## Instruction
Reproduce all of the material word for word.

__________________________________________________

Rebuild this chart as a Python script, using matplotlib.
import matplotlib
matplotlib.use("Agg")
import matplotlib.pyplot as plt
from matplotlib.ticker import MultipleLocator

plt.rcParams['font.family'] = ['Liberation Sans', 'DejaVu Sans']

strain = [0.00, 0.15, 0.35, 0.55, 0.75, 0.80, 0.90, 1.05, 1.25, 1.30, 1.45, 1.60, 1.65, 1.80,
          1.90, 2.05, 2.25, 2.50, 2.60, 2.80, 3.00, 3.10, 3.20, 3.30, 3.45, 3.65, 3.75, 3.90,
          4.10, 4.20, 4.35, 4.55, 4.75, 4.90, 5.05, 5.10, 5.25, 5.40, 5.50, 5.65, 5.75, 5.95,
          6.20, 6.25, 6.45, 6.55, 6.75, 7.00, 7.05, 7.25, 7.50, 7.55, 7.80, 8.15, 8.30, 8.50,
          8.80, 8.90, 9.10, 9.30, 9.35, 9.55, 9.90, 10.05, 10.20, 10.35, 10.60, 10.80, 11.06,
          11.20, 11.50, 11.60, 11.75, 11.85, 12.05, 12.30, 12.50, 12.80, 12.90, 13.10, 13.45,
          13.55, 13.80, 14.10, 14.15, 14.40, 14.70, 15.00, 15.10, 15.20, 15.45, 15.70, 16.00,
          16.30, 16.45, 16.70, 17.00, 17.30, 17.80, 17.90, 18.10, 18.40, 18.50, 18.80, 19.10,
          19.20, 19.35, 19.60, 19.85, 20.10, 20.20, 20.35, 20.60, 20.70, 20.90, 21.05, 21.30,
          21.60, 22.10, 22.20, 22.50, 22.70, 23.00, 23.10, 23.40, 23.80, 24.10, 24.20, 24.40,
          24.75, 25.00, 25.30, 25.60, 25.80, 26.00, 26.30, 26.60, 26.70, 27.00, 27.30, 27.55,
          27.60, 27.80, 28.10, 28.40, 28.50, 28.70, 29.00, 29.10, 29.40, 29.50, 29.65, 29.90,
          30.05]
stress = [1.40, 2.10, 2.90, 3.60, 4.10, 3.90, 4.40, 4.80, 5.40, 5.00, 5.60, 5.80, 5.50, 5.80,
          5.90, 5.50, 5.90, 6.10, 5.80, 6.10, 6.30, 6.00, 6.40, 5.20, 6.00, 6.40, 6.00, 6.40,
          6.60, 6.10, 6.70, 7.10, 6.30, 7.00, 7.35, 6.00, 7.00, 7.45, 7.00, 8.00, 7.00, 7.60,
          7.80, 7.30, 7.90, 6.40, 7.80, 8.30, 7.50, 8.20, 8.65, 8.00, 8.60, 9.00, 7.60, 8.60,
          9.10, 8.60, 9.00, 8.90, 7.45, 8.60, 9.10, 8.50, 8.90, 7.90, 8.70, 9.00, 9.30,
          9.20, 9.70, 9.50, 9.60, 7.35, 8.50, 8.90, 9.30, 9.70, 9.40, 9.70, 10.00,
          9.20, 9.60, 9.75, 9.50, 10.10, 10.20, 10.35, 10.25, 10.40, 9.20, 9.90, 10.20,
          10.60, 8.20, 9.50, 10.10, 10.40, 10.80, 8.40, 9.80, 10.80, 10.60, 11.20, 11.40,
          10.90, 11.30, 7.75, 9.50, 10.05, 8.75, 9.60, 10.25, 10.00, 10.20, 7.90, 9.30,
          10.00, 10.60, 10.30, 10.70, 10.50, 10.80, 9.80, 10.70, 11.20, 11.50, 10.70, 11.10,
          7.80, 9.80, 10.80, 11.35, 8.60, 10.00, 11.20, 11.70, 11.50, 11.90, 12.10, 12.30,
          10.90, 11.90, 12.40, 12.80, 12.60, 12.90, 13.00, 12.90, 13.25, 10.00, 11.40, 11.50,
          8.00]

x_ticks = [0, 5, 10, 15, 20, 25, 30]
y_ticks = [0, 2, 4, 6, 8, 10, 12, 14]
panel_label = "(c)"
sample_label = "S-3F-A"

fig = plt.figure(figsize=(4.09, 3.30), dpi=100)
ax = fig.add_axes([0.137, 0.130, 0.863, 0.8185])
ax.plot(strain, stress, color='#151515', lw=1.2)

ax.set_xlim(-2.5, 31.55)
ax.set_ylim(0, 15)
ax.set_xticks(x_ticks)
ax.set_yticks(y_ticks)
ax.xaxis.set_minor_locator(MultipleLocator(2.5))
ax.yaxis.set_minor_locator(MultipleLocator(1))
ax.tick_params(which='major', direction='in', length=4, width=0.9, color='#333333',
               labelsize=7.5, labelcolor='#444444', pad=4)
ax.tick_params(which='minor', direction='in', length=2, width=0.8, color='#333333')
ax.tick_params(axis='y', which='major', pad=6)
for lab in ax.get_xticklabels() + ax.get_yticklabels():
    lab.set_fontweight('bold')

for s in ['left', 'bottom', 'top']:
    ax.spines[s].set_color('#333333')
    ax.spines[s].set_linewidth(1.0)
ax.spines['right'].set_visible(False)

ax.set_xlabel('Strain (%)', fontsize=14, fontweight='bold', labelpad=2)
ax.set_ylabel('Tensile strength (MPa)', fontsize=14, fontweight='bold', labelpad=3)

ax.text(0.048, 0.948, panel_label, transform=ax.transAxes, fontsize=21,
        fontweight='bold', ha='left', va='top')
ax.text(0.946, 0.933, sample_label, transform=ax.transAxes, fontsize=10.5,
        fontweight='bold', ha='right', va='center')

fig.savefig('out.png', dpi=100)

__________________________________________________

## Task solution
Rebuild this chart as a Python script, using matplotlib.
import matplotlib
matplotlib.use("Agg")
import matplotlib.pyplot as plt
from matplotlib.ticker import MultipleLocator

plt.rcParams['font.family'] = ['Liberation Sans', 'DejaVu Sans']

strain = [0.00, 0.15, 0.35, 0.55, 0.75, 0.80, 0.90, 1.05, 1.25, 1.30, 1.45, 1.60, 1.65, 1.80,
          1.90, 2.05, 2.25, 2.50, 2.60, 2.80, 3.00, 3.10, 3.20, 3.30, 3.45, 3.65, 3.75, 3.90,
          4.10, 4.20, 4.35, 4.55, 4.75, 4.90, 5.05, 5.10, 5.25, 5.40, 5.50, 5.65, 5.75, 5.95,
          6.20, 6.25, 6.45, 6.55, 6.75, 7.00, 7.05, 7.25, 7.50, 7.55, 7.80, 8.15, 8.30, 8.50,
          8.80, 8.90, 9.10, 9.30, 9.35, 9.55, 9.90, 10.05, 10.20, 10.35, 10.60, 10.80, 11.06,
          11.20, 11.50, 11.60, 11.75, 11.85, 12.05, 12.30, 12.50, 12.80, 12.90, 13.10, 13.45,
          13.55, 13.80, 14.10, 14.15, 14.40, 14.70, 15.00, 15.10, 15.20, 15.45, 15.70, 16.00,
          16.30, 16.45, 16.70, 17.00, 17.30, 17.80, 17.90, 18.10, 18.40, 18.50, 18.80, 19.10,
          19.20, 19.35, 19.60, 19.85, 20.10, 20.20, 20.35, 20.60, 20.70, 20.90, 21.05, 21.30,
          21.60, 22.10, 22.20, 22.50, 22.70, 23.00, 23.10, 23.40, 23.80, 24.10, 24.20, 24.40,
          24.75, 25.00, 25.30, 25.60, 25.80, 26.00, 26.30, 26.60, 26.70, 27.00, 27.30, 27.55,
          27.60, 27.80, 28.10, 28.40, 28.50, 28.70, 29.00, 29.10, 29.40, 29.50, 29.65, 29.90,
          30.05]
stress = [1.40, 2.10, 2.90, 3.60, 4.10, 3.90, 4.40, 4.80, 5.40, 5.00, 5.60, 5.80, 5.50, 5.80,
          5.90, 5.50, 5.90, 6.10, 5.80, 6.10, 6.30, 6.00, 6.40, 5.20, 6.00, 6.40, 6.00, 6.40,
          6.60, 6.10, 6.70, 7.10, 6.30, 7.00, 7.35, 6.00, 7.00, 7.45, 7.00, 8.00, 7.00, 7.60,
          7.80, 7.30, 7.90, 6.40, 7.80, 8.30, 7.50, 8.20, 8.65, 8.00, 8.60, 9.00, 7.60, 8.60,
          9.10, 8.60, 9.00, 8.90, 7.45, 8.60, 9.10, 8.50, 8.90, 7.90, 8.70, 9.00, 9.30,
          9.20, 9.70, 9.50, 9.60, 7.35, 8.50, 8.90, 9.30, 9.70, 9.40, 9.70, 10.00,
          9.20, 9.60, 9.75, 9.50, 10.10, 10.20, 10.35, 10.25, 10.40, 9.20, 9.90, 10.20,
          10.60, 8.20, 9.50, 10.10, 10.40, 10.80, 8.40, 9.80, 10.80, 10.60, 11.20, 11.40,
          10.90, 11.30, 7.75, 9.50, 10.05, 8.75, 9.60, 10.25, 10.00, 10.20, 7.90, 9.30,
          10.00, 10.60, 10.30, 10.70, 10.50, 10.80, 9.80, 10.70, 11.20, 11.50, 10.70, 11.10,
          7.80, 9.80, 10.80, 11.35, 8.60, 10.00, 11.20, 11.70, 11.50, 11.90, 12.10, 12.30,
          10.90, 11.90, 12.40, 12.80, 12.60, 12.90, 13.00, 12.90, 13.25, 10.00, 11.40, 11.50,
          8.00]

x_ticks = [0, 5, 10, 15, 20, 25, 30]
y_ticks = [0, 2, 4, 6, 8, 10, 12, 14]
panel_label = "(c)"
sample_label = "S-3F-A"

fig = plt.figure(figsize=(4.09, 3.30), dpi=100)
ax = fig.add_axes([0.137, 0.130, 0.863, 0.8185])
ax.plot(strain, stress, color='#151515', lw=1.2)

ax.set_xlim(-2.5, 31.55)
ax.set_ylim(0, 15)
ax.set_xticks(x_ticks)
ax.set_yticks(y_ticks)
ax.xaxis.set_minor_locator(MultipleLocator(2.5))
ax.yaxis.set_minor_locator(MultipleLocator(1))
ax.tick_params(which='major', direction='in', length=4, width=0.9, color='#333333',
               labelsize=7.5, labelcolor='#444444', pad=4)
ax.tick_params(which='minor', direction='in', length=2, width=0.8, color='#333333')
ax.tick_params(axis='y', which='major', pad=6)
for lab in ax.get_xticklabels() + ax.get_yticklabels():
    lab.set_fontweight('bold')

for s in ['left', 'bottom', 'top']:
    ax.spines[s].set_color('#333333')
    ax.spines[s].set_linewidth(1.0)
ax.spines['right'].set_visible(False)

ax.set_xlabel('Strain (%)', fontsize=14, fontweight='bold', labelpad=2)
ax.set_ylabel('Tensile strength (MPa)', fontsize=14, fontweight='bold', labelpad=3)

ax.text(0.048, 0.948, panel_label, transform=ax.transAxes, fontsize=21,
        fontweight='bold', ha='left', va='top')
ax.text(0.946, 0.933, sample_label, transform=ax.transAxes, fontsize=10.5,
        fontweight='bold', ha='right', va='center')

fig.savefig('out.png', dpi=100)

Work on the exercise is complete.